> [Exercise data]:
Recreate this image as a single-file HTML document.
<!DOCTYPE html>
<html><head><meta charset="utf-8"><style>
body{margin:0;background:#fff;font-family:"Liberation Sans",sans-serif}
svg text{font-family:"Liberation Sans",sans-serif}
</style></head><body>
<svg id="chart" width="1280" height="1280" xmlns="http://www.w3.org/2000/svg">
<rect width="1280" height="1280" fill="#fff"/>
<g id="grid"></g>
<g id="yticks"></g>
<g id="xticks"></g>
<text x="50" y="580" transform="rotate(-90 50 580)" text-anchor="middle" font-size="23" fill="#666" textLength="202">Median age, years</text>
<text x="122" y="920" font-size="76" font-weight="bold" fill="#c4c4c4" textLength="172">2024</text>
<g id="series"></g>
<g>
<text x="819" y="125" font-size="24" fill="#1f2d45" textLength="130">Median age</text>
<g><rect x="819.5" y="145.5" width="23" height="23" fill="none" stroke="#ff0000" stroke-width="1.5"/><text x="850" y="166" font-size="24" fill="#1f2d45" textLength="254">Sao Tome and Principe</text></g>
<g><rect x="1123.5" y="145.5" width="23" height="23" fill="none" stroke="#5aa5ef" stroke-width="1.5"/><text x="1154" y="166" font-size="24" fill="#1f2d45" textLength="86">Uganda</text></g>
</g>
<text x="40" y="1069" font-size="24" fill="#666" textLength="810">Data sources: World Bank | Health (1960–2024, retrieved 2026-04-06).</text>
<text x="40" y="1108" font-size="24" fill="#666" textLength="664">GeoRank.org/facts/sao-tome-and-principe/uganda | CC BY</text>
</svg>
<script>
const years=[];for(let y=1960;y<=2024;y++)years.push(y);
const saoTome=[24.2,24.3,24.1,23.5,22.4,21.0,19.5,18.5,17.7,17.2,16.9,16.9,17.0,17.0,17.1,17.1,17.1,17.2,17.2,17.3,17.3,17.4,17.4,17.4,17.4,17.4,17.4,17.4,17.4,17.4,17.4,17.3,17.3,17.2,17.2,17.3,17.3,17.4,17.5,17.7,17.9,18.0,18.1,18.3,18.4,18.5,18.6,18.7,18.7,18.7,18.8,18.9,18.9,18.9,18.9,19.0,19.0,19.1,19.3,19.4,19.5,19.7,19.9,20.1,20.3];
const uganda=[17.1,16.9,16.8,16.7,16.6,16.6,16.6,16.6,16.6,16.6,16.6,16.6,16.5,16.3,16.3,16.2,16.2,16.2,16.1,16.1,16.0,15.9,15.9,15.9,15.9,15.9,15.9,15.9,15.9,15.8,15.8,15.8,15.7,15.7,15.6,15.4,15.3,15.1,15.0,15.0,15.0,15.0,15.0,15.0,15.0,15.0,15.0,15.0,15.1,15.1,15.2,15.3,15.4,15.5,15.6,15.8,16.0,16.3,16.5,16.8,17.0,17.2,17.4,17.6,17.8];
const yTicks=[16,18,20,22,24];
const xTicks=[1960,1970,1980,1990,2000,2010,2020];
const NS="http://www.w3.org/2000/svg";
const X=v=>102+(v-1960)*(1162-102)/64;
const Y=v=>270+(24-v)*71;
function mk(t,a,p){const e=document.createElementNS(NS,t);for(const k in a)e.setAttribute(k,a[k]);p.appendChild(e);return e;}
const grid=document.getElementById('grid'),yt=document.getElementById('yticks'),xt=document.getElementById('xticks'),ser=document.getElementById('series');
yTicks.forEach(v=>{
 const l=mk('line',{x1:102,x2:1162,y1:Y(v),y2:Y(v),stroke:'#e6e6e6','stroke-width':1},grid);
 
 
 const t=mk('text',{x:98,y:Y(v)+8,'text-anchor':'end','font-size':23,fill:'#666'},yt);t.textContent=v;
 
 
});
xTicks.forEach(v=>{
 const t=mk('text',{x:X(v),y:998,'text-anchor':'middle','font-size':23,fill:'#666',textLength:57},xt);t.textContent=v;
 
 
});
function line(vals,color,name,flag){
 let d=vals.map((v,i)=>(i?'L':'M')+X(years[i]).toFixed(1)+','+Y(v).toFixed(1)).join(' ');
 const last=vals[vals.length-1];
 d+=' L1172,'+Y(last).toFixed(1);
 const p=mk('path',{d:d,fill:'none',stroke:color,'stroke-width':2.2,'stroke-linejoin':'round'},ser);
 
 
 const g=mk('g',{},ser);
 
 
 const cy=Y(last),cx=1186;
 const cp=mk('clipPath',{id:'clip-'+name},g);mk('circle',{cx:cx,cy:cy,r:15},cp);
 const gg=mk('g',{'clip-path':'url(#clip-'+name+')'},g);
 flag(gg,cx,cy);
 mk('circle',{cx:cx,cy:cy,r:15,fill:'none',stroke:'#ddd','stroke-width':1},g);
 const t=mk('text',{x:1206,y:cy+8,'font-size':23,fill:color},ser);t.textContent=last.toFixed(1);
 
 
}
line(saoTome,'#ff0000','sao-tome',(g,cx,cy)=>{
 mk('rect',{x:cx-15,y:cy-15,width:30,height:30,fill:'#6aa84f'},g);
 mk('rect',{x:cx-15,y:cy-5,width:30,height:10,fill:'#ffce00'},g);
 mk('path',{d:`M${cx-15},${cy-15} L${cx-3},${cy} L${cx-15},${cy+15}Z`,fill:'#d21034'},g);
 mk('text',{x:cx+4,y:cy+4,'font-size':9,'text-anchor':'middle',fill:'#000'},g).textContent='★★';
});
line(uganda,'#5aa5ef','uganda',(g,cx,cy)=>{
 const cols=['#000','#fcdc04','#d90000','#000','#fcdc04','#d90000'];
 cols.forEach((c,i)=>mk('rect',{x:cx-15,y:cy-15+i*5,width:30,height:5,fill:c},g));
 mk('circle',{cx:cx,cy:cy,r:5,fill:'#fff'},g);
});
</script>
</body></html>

...

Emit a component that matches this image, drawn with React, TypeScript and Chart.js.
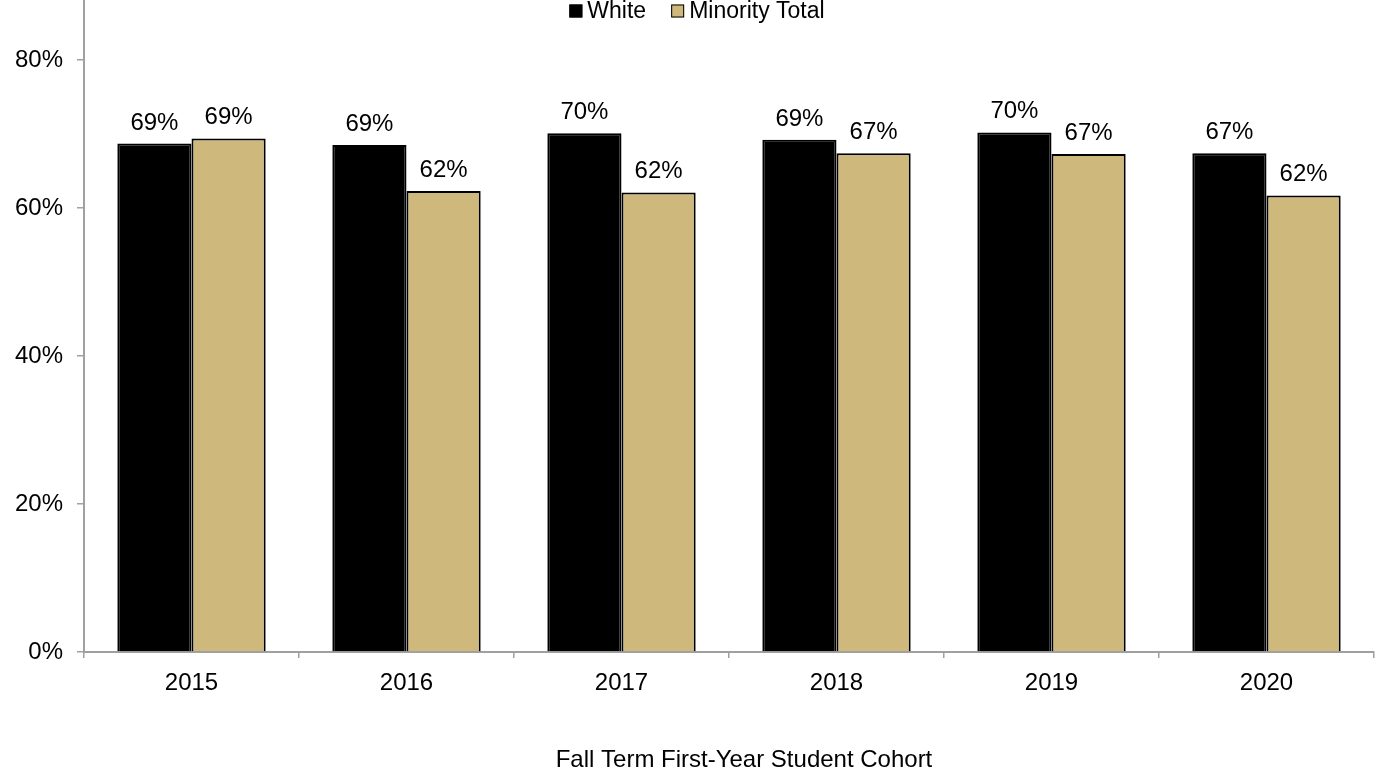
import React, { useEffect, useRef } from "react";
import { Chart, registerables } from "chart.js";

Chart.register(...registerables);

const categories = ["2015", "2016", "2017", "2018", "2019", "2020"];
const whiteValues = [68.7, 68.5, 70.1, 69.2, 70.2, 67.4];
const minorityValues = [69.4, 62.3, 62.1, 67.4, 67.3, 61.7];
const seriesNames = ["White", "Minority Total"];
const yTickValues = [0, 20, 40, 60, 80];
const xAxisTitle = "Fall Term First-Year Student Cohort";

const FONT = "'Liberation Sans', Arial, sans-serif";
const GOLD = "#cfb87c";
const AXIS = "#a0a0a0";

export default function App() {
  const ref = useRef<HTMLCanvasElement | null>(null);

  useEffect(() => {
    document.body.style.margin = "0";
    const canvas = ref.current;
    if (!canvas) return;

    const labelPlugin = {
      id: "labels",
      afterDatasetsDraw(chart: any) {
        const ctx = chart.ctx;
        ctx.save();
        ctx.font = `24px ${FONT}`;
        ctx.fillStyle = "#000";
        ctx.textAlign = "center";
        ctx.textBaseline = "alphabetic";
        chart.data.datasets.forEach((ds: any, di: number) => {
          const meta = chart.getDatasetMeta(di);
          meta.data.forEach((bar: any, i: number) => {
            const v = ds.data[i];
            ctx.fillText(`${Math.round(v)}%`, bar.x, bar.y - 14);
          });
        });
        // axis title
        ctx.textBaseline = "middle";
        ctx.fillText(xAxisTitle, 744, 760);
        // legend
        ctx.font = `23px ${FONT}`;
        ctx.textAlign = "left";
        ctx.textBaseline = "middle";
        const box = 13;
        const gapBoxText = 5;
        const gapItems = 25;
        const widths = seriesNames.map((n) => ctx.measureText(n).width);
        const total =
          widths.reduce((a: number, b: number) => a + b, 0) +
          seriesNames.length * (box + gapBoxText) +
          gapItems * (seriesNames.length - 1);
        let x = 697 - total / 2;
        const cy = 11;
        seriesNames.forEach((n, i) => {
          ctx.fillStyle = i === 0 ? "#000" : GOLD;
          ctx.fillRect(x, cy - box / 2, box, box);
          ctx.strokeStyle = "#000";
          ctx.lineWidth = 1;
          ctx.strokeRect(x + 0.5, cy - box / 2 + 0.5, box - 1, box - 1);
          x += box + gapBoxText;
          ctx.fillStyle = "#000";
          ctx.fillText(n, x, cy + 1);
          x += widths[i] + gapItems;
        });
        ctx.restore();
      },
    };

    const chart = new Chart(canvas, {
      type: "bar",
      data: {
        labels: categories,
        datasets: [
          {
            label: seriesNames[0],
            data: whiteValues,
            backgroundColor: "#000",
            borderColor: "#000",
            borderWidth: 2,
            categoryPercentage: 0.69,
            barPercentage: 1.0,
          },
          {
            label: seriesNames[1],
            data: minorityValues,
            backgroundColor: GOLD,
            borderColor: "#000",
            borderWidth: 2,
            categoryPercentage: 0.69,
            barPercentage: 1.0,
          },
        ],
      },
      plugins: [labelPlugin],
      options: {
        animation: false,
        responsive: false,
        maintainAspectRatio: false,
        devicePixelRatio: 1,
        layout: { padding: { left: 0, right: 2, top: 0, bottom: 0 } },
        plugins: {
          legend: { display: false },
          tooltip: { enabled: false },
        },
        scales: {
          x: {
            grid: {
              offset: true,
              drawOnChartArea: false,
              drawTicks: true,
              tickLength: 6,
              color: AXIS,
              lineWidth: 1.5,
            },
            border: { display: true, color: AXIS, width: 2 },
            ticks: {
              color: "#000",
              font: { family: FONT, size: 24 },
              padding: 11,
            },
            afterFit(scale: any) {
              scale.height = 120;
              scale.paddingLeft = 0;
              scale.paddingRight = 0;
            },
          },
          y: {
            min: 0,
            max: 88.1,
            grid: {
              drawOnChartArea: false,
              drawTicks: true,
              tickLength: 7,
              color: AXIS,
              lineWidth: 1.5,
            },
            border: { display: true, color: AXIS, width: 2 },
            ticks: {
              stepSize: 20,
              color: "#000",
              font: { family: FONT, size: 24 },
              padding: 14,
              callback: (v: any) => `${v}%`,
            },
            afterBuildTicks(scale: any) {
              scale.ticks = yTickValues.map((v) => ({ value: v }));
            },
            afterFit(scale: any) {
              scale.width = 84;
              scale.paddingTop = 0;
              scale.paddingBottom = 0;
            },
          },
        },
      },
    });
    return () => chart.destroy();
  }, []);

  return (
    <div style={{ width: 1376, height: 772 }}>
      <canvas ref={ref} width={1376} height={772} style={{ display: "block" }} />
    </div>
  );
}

==

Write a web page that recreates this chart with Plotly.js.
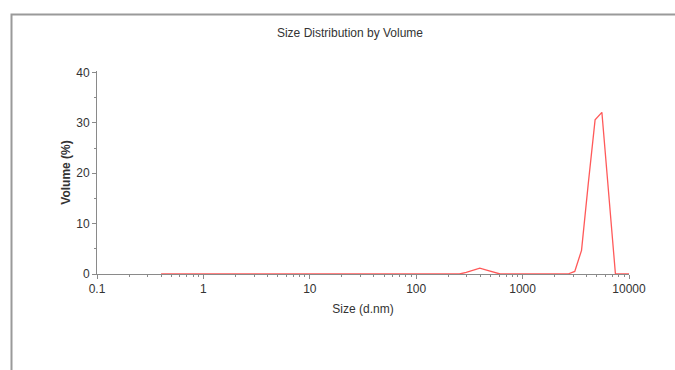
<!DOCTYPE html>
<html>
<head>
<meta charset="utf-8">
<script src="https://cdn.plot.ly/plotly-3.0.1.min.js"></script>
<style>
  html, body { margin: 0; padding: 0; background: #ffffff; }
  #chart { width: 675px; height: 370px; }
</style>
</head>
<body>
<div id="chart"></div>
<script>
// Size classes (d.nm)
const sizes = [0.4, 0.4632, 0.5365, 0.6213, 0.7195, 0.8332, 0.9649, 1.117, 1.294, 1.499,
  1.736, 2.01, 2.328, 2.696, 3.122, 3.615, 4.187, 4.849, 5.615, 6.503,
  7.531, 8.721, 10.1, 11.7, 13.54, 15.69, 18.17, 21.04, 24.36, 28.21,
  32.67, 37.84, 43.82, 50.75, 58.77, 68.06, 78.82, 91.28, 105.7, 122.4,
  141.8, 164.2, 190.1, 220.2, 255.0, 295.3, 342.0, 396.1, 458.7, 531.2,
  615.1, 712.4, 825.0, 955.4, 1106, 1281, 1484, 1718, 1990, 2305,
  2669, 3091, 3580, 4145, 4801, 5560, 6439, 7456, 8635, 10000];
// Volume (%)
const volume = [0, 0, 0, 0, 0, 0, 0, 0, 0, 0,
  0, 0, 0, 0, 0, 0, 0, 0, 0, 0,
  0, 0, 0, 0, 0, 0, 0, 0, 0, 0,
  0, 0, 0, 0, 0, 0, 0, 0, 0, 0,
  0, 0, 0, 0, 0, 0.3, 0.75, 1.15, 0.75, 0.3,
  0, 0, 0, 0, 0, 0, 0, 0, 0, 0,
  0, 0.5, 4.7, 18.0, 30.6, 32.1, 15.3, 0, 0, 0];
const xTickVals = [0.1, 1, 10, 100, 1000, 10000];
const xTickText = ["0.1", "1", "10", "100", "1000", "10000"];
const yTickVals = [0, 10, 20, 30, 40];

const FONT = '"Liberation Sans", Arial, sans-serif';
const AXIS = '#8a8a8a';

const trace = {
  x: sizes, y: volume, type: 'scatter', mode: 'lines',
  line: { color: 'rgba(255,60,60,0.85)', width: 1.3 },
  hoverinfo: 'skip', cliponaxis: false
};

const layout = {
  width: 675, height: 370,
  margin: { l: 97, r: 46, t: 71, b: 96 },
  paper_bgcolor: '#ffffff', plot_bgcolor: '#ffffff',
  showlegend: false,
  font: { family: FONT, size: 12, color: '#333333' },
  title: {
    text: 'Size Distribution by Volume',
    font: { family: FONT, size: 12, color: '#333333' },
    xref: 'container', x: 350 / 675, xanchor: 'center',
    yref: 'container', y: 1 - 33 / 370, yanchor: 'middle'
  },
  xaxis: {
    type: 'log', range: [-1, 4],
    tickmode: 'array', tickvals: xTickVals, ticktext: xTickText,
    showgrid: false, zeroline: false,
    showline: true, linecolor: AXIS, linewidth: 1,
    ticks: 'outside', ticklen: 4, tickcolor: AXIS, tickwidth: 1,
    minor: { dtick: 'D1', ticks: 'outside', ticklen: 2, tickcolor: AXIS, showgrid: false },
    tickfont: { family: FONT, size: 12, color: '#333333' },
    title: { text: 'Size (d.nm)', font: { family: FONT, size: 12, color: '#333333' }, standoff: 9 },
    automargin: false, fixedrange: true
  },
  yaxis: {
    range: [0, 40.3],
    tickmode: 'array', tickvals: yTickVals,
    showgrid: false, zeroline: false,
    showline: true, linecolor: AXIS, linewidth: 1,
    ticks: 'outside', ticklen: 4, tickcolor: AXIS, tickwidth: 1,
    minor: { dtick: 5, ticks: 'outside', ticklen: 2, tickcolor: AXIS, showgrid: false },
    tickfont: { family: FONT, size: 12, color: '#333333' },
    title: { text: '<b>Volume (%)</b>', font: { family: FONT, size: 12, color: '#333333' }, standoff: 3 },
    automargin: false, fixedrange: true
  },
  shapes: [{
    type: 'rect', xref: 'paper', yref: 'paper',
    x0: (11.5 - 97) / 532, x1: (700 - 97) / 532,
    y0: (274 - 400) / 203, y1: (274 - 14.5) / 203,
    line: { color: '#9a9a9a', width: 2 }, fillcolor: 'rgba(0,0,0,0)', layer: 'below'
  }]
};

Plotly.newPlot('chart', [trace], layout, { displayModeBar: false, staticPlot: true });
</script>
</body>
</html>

> [Given request]:
Set down nothing but the lines from the one holding "Emit a component" through the one holding "Chart.register(...registerables);", both included, exactly as they appear; any picture is left out.

> [Solution for this exercise]:
Emit a component that matches this image, drawn with React, TypeScript and Chart.js.
import React, { useEffect, useRef } from "react";
import { Chart, registerables } from "chart.js";

Chart.register(...registerables);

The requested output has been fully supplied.